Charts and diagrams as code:
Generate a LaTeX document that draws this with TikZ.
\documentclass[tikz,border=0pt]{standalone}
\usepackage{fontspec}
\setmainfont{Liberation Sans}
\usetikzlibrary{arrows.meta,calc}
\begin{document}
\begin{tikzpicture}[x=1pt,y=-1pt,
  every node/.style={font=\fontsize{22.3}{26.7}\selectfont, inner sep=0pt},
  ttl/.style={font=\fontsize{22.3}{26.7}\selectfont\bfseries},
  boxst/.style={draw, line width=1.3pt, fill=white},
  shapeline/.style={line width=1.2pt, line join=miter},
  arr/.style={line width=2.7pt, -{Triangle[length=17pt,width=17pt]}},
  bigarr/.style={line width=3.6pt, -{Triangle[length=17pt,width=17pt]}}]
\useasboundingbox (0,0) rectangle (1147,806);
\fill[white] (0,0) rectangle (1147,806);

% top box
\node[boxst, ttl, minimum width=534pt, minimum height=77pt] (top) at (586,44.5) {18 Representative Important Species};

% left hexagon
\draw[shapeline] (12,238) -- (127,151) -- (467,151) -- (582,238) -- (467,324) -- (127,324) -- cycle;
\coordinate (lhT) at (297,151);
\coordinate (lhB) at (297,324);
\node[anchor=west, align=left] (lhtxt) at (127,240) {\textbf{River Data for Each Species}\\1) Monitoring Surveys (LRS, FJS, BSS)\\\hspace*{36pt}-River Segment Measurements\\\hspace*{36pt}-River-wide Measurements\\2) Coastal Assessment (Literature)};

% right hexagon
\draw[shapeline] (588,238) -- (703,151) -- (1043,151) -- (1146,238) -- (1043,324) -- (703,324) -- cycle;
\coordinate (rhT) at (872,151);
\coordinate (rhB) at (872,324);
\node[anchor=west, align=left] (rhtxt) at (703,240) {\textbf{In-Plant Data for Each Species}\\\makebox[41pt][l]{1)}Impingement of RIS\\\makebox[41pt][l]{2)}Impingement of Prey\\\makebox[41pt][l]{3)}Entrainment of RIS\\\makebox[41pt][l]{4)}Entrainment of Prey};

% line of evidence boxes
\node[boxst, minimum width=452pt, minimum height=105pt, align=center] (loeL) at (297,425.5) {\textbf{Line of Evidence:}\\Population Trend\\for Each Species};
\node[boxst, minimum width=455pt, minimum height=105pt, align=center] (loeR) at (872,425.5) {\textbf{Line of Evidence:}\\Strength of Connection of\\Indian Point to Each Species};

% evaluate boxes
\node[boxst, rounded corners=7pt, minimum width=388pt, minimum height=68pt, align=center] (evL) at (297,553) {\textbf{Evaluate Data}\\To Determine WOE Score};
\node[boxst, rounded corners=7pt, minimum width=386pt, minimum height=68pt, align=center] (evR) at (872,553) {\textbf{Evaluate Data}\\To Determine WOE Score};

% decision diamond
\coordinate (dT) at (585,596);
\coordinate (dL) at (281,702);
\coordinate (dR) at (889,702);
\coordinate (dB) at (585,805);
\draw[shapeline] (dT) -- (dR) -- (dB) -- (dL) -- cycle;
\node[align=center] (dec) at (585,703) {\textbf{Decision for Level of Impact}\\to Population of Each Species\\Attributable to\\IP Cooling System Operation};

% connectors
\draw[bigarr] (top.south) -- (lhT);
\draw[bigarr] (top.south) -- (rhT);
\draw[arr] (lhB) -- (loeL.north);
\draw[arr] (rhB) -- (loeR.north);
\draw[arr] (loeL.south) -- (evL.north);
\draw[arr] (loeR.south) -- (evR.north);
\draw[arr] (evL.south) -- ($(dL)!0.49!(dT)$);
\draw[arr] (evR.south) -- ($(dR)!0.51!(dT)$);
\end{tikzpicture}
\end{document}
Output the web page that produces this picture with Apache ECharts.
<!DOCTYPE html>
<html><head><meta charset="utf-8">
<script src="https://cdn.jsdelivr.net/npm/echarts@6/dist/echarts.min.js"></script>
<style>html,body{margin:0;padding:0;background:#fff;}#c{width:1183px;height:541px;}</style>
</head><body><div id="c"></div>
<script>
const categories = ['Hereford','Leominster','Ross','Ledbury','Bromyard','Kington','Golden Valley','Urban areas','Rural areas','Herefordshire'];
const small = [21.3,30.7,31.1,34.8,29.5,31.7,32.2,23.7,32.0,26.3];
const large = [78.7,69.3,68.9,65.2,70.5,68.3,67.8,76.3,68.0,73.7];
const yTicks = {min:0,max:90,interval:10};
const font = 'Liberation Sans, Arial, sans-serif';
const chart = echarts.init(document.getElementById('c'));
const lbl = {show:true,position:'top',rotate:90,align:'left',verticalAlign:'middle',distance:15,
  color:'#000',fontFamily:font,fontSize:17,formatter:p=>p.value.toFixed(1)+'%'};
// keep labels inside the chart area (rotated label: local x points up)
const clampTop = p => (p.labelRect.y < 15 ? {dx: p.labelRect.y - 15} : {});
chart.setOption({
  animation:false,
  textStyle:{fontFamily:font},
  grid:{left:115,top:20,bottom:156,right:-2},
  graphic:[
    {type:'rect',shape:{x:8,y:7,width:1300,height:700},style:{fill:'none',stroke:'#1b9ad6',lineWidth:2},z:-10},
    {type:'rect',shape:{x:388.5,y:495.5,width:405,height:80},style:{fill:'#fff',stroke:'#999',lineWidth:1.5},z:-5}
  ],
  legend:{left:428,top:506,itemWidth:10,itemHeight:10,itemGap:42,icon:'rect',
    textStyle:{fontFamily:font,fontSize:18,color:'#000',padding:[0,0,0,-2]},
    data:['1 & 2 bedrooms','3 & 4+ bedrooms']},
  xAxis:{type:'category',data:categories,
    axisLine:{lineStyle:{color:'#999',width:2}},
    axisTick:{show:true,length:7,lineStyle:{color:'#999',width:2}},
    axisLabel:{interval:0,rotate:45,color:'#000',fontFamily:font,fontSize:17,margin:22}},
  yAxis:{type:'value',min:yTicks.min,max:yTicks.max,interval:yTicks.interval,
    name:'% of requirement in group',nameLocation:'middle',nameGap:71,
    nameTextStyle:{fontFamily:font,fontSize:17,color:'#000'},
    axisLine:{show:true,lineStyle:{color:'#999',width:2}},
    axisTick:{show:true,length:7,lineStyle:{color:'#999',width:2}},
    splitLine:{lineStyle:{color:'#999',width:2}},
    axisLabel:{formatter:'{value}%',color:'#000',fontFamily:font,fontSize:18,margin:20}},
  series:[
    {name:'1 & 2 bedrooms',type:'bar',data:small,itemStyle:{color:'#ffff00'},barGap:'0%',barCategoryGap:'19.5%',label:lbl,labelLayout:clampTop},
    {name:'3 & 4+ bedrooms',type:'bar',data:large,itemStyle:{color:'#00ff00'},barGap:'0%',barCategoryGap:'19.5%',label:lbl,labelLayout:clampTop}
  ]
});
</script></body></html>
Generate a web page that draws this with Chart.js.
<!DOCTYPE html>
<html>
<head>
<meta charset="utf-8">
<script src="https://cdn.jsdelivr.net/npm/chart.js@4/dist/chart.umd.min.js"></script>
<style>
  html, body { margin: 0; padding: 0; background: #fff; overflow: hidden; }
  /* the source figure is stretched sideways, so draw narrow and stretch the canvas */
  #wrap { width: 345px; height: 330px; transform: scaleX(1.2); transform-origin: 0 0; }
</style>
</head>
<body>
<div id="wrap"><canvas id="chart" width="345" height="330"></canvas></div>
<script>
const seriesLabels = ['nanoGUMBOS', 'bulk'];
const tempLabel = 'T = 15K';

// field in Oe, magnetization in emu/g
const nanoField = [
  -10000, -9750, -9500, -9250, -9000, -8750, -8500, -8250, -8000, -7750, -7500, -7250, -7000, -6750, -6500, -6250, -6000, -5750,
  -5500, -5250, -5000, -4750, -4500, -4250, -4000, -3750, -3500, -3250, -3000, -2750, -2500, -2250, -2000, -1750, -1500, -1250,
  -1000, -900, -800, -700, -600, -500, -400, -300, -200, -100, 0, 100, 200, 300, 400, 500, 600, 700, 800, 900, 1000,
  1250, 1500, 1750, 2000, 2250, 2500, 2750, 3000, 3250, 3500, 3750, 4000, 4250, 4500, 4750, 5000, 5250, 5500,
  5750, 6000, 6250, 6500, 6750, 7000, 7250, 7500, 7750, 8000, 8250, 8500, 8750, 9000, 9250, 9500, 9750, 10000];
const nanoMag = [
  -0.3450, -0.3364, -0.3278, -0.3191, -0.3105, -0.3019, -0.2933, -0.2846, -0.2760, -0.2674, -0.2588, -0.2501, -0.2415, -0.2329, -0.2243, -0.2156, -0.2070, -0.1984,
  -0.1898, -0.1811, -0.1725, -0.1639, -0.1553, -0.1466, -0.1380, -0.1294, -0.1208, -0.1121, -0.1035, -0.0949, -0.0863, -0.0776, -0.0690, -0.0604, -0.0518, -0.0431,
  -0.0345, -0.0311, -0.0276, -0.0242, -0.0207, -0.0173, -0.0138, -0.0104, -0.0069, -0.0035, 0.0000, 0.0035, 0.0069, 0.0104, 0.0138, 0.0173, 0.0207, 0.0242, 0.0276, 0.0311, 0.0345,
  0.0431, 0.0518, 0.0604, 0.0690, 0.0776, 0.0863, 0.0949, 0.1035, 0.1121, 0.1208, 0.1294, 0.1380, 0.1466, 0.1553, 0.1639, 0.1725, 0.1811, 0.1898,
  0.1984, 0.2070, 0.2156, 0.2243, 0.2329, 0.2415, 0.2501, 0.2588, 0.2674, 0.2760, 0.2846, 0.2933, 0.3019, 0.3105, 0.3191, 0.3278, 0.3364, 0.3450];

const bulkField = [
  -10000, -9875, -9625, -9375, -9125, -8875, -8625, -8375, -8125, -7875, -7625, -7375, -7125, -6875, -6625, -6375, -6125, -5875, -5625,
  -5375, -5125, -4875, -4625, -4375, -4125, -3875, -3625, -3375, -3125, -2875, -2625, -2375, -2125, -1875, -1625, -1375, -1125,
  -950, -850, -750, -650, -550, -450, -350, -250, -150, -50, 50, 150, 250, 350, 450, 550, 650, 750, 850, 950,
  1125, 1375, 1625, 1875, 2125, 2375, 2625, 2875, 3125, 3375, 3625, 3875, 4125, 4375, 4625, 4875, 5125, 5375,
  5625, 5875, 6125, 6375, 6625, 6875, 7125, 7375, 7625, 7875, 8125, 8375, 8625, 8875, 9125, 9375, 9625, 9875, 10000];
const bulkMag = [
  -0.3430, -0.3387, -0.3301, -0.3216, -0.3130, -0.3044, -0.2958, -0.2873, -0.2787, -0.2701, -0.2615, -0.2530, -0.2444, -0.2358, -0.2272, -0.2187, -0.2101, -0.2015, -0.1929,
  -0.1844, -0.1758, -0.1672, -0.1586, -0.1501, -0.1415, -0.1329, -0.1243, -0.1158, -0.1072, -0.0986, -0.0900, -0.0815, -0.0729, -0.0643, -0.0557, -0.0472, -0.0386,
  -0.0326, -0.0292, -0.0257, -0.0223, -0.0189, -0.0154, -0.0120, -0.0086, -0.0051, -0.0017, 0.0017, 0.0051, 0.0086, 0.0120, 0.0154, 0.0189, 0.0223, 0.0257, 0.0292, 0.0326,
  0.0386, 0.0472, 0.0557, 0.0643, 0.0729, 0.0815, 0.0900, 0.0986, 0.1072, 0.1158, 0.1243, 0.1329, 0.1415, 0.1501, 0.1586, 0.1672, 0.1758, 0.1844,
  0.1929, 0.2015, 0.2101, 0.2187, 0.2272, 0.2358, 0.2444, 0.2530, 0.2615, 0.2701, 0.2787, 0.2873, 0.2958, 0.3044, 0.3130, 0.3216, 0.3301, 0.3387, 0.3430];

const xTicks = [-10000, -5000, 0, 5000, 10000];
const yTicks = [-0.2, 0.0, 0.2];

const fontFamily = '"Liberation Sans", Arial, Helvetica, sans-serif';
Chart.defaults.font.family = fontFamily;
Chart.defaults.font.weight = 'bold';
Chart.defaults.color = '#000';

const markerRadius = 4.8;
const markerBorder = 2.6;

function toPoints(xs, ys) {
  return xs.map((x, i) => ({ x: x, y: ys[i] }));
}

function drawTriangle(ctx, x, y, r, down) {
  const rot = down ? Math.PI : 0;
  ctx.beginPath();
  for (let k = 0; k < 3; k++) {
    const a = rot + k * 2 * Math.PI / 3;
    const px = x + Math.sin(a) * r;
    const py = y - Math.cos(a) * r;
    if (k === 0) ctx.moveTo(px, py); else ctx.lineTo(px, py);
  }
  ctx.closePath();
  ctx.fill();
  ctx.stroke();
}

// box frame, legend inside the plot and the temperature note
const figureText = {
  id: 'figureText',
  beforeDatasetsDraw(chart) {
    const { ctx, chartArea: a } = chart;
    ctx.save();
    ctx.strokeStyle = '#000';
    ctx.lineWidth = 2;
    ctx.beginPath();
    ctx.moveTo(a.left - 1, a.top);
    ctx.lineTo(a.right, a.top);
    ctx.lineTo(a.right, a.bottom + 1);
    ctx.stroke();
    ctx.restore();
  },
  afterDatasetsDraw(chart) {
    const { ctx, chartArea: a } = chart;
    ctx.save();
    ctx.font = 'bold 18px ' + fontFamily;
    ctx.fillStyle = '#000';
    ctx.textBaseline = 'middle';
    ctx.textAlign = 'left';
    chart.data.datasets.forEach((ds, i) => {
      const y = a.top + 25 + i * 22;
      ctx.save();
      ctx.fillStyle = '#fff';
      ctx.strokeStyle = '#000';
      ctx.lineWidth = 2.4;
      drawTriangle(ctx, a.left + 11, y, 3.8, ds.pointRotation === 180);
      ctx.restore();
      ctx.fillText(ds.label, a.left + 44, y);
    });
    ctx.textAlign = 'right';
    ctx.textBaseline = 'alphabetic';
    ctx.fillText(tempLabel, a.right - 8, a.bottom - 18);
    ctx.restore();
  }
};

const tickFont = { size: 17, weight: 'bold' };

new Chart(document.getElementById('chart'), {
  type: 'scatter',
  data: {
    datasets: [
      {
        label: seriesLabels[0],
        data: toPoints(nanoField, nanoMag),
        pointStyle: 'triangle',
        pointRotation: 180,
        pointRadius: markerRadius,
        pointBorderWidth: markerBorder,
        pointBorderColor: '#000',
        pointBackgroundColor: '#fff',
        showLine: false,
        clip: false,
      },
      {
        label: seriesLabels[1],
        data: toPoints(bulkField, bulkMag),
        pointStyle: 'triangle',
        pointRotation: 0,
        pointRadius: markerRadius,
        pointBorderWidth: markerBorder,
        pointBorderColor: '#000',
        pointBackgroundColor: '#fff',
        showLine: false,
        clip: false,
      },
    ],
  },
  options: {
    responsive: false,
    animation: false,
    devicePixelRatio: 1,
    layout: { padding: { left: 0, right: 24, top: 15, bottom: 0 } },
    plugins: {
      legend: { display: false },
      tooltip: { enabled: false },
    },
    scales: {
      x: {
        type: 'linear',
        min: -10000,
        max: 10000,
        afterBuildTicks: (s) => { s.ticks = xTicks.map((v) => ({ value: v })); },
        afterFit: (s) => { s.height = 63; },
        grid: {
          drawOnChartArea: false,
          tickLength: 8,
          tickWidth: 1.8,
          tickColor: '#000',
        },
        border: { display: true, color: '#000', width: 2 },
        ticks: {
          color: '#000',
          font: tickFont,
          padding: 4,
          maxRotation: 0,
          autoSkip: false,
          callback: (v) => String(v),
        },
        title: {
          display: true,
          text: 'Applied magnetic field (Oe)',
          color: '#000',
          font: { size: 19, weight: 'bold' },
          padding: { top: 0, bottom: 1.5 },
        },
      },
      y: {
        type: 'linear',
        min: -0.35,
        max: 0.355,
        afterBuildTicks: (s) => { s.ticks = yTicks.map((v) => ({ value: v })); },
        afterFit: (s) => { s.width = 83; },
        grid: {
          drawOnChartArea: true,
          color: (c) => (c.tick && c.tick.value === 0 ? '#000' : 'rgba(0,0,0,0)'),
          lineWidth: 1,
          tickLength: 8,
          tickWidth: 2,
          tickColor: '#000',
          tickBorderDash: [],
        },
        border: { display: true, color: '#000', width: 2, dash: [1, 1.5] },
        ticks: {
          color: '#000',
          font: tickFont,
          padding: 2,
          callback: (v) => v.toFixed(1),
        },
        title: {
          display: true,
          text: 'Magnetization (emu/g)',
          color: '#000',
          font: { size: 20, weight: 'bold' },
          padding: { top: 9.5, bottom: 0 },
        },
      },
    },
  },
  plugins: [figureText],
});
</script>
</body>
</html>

> **GIVEN PROBLEM**: Each line from the one holding "Generate a web" to the one holding "const tempLabel = 'T = 15K';", those two included, is to be transcribed exactly, and no other line.

> **THE REPLY**:
Generate a web page that draws this with Chart.js.
<!DOCTYPE html>
<html>
<head>
<meta charset="utf-8">
<script src="https://cdn.jsdelivr.net/npm/chart.js@4/dist/chart.umd.min.js"></script>
<style>
  html, body { margin: 0; padding: 0; background: #fff; overflow: hidden; }
  /* the source figure is stretched sideways, so draw narrow and stretch the canvas */
  #wrap { width: 345px; height: 330px; transform: scaleX(1.2); transform-origin: 0 0; }
</style>
</head>
<body>
<div id="wrap"><canvas id="chart" width="345" height="330"></canvas></div>
<script>
const seriesLabels = ['nanoGUMBOS', 'bulk'];
const tempLabel = 'T = 15K';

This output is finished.